Do you want some more interesting facts about this classic fairy tale? Sure you do:

 

- Only a couple of decades after the publication of officially the oldest version of this story written in a form of a novella by Suzanne Barbot de Villeneuve, another, very shortened, yet in essence, the same tale by Jeanne-Marie Le Prince de Beaumont was published. This was the most popular one until Disney took over. Well, today we know there are actually hundreds of versions of this very same story, some of them being several thousand (!) years old. This very same story echoes in dozens of myths, from Eros and Psyche to Cymon and Iphigenia.

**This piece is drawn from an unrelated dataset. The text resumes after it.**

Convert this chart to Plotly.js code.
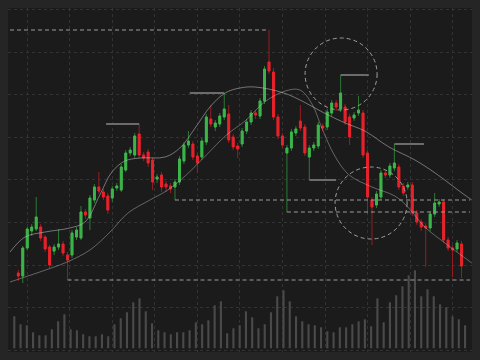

Apart from being published in written form, other media used it as well. Theater play by Nivelle de la Chaussée and operetta by Jean-François Marmontel, for instance, were already made in the 18th century.

 

- Beaumont’s version is much simpler than ‘original’ and it lacks the almost complete background of the story of the Beast (he was a cursed prince) and the Belle (she was not really merchant’s daughter but a sort of fairy princess).

 

- The motif of the lady in trouble who develops sympathies to her kidnapper was heavily exploited in the last two centuries. Let us remember King Kong or several movie versions based on Stockholm Syndrome, which has an evolutionary explanation too. On the other hand, the focus of rewritings is changed - the transformation of the Beast to a human is perceived as a disappointment. He wasn't pretty but he was different!

 

 

Nice stuff to explore on lonely winter evenings, don’t you think so?